Endless Growth of DC Metro Area Threatens Eastern Panhandle
Today's Washington Post had two front page with two stories of great significance to West Virginia: the nomination of John Roberts to the Supreme Court and preliminary approval by the Loudon County, Va. Board of Supervisors of strict limits on new housing developments. So, what's so significant about a Virginia county's zoning laws?
The Washington, DC metro area is one of the nation's fastest growing urban areas and, unfortunately, one of if not THE worst for suburban sprawl. Fairfax County, Virginia, where a then four-lane highway to serve as a bypass of the nation's capital was built through farmland in the 1950s and 60s, and now the infamously gridlocked Capital Beltway, has grown from just over 275,000 residents in the 1960s to become the first county in the Old Dominion to eclipse the 1,000,000 resident milestone, a mark reached one year ago. Fairfax is completely built out--there is no more vacant land. Price William County, to the southwest, similarly grew from just over 50,000 in 1960 to over 336,000 today. To the northwest, Loudon County grew from just under 25,000 in 1960 to almost 240,000 today.

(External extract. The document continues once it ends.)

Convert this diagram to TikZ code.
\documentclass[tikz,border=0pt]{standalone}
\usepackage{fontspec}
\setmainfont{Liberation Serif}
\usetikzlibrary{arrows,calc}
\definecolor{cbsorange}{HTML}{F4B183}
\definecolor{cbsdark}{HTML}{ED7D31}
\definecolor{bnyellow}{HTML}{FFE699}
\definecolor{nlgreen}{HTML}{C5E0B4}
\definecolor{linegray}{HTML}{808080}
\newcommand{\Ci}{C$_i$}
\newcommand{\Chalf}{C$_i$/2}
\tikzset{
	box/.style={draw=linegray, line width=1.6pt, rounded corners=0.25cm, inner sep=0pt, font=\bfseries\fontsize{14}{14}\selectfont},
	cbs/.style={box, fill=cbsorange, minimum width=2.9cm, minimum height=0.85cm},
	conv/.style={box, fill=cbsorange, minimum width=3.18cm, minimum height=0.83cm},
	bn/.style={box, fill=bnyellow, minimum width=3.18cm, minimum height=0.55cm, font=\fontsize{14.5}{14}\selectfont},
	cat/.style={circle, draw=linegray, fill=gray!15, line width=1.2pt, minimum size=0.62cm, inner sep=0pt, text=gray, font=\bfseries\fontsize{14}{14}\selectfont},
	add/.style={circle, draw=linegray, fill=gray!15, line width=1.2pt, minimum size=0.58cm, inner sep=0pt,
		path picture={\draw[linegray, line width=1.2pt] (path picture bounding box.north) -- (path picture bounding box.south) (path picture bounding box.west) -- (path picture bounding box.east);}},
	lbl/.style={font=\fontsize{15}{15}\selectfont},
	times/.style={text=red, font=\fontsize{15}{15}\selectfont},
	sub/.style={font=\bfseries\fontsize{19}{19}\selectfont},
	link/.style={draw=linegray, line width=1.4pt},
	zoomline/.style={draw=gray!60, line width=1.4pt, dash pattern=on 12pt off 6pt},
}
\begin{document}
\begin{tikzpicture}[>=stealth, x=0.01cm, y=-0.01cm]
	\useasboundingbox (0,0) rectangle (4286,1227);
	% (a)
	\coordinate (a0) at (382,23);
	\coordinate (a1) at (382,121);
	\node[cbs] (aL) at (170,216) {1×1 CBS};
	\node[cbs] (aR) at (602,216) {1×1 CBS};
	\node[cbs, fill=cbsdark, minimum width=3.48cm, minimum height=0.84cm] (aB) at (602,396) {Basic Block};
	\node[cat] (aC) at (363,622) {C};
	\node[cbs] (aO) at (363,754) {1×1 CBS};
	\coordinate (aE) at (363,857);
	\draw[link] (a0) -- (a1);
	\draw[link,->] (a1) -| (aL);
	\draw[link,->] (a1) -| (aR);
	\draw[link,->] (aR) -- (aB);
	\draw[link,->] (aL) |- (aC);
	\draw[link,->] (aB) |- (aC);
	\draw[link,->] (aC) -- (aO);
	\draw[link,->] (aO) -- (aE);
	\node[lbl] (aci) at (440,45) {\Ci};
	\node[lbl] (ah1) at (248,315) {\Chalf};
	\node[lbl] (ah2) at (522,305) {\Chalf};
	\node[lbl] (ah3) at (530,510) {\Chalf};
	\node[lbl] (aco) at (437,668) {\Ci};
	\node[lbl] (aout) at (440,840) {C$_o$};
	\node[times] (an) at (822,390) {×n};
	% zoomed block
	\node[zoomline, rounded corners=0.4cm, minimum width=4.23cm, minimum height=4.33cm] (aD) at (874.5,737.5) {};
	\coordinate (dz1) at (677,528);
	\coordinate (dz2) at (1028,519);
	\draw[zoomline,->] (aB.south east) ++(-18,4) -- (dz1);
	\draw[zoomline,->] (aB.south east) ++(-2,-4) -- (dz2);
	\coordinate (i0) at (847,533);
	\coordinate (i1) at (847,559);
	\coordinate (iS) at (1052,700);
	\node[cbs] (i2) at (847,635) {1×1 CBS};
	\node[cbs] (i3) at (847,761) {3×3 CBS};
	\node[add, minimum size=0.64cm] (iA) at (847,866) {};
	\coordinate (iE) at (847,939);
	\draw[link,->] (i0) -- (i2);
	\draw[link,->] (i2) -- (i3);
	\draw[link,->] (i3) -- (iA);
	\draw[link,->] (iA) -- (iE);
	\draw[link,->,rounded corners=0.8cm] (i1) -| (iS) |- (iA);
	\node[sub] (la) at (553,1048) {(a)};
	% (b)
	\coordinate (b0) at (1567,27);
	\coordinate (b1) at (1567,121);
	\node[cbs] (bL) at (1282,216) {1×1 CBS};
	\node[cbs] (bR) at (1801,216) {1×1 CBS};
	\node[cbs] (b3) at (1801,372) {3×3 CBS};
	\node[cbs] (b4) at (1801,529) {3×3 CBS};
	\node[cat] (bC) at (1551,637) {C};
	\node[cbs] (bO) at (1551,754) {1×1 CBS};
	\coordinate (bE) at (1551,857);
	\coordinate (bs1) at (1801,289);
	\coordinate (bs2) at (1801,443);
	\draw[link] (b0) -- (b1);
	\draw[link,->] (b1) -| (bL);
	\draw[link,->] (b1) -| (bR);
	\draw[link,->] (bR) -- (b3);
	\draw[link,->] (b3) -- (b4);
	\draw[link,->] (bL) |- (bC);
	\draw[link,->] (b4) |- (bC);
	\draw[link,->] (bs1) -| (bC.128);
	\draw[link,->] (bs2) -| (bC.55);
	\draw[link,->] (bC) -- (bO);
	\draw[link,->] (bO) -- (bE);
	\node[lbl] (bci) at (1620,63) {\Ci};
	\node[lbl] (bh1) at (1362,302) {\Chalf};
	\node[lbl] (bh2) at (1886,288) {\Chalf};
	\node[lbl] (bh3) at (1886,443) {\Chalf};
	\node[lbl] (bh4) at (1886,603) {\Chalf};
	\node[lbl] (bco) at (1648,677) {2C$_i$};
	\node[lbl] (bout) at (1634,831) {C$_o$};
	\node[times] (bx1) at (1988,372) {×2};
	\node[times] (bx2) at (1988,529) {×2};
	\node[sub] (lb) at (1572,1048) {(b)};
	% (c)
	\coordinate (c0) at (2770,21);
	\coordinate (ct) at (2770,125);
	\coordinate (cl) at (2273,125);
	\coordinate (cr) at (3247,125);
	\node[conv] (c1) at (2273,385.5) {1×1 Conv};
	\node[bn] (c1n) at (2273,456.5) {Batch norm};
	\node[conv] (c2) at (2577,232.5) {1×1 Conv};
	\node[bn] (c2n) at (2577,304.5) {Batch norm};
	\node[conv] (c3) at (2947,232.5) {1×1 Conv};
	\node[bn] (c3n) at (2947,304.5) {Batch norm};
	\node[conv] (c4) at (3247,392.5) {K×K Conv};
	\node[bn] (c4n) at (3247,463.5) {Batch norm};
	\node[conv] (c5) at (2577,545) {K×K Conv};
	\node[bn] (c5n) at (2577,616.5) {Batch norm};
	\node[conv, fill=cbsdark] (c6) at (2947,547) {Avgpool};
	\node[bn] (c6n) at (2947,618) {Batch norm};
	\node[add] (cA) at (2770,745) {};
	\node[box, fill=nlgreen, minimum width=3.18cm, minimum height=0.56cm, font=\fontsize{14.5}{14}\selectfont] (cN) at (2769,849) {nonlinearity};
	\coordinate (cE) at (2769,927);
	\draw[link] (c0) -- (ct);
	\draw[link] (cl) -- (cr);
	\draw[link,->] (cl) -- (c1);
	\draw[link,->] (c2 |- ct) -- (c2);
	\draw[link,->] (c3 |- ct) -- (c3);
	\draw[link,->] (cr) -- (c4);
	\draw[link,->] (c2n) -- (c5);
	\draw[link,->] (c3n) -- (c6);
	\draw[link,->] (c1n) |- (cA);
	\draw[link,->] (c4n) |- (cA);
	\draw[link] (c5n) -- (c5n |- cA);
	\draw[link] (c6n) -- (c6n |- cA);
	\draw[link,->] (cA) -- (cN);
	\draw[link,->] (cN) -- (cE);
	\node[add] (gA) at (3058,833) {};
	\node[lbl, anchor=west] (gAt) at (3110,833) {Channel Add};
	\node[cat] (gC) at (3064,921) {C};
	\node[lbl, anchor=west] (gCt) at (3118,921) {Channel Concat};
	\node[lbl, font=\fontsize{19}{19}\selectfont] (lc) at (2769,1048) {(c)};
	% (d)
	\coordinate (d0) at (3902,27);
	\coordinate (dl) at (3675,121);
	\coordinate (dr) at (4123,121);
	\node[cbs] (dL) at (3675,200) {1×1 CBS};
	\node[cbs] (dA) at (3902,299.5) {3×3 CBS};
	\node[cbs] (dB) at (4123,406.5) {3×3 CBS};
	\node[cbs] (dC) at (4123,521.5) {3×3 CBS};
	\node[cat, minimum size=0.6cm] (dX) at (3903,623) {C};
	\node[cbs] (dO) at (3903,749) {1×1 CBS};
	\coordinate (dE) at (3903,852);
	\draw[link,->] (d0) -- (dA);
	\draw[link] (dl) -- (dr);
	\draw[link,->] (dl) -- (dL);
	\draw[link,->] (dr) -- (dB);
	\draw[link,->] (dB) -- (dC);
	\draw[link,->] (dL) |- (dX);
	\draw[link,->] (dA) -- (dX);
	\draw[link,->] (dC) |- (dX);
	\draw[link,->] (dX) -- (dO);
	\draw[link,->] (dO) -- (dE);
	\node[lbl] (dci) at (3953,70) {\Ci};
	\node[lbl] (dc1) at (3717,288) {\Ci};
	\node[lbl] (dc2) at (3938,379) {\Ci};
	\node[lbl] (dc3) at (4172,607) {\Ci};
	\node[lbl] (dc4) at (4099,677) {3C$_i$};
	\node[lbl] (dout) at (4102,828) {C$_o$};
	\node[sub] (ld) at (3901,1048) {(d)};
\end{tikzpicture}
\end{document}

The upsides to this growth include the tens of thousands of people that have moved to Northern Virginia to take part in a thriving regional economy; real estate values have skyrocketed and made existing homeowners very well-off. However, the downsides that we have only begun to see include the extreme difficulty in affording a home close to work, skyrocketing property tax bills for homeowners, the endless devouring of farmland for more strip malls, suburban office complexes, and subdivisions where every home is pre-sold at above the asking price before the first shovel of dirt is turned, and the endless traffic jam from Hell. I won't even begin to discuss the fact that public servants like teachers, police officers, firefighters, etc., cannot afford to live in the communities they serve or anywhere close, for that matter.
And then we have the infrastructure issues. Virginia upgraded I-66 from the Capital Beltway to Manassas to 8 lanes just a few years ago. Almost as soon as it was complete, the widened freeway became the parking lot VDOT hoped it would no longer be. Indeed, I-66 is clogged constantly all the way from Washington to its current western terminus at I-81 75 miles to the west. Indeed, if the same freeway mileage as exists in Los Angeles were built in NoVa, it too would turn into a parking lot almost from Day 1.
So, what in the world does all this have to do with West Virginia's Eastern Panhandle? The EP is the next target of developers lusting for cheap land to airlift and drop in tens of thousands of homes as they have done to the once picturesque countryside of Price William and Loudon counties. West Virginia is unable and politically would be unwilling to build the public infrastructure necessary to support the addition of tens of thousands of residents to the eastern tip of our state at the exclusion of long-promised projects in the rest of the state. Current commitments for building roads and water and sewer works will take our state 200 years to complete with the funds available. The people who live in the 90% of the state that needs infrastructure as a predicate for avoiding further economic decline will not stand by diverting all the money to the 10% of the state that is growing, and growing only because of a land rush mentality fueled by risky and unsustainable mortgage lending practices.
The growth that has already encroached on our Eastern Panhandle has already done enough. Already, home prices in the EP have tripled over the last decade. Teachers and police officers who teach the children and protect the public cannot afford to live in Berkeley or Jefferson counties. Rent for an efficiency apartment--essentially a hotel room with a mini-fridge and hot plate--runs at over $800 a month, or more than half the monthly take-home pay of a beginning teacher in West Virginia. The average home now costs over $250,000--triple the price of a similar home in almost every other county in West Virginia. For those who bought their home long ago, skyrocketing property values have translated directly into skyrocketing property taxes that are putting the squeeze of people who bought a home long ago with an assumption of a stable cost of ownership. Thousands of new homes have devoured the countryside. The roads are clogged with constant congestion that will only get worse.
I will write later on some of the solutions I think West Virginia, Maryland, and Virginia need to jointly undertake before the problems mushroom even further. But if we don't do something soon, Berkeley, Jefferson, Morgan, and maybe even Hampshire and Hardy counties will have clogged roads, overcrowded schools, unaffordable housing, and the rest of West Virginia will be stuck paying for the kinds of infrastructure improvements that this will require and will therefore have to forego any attempt at fulfilling the billions of dollars of promises that have already been made.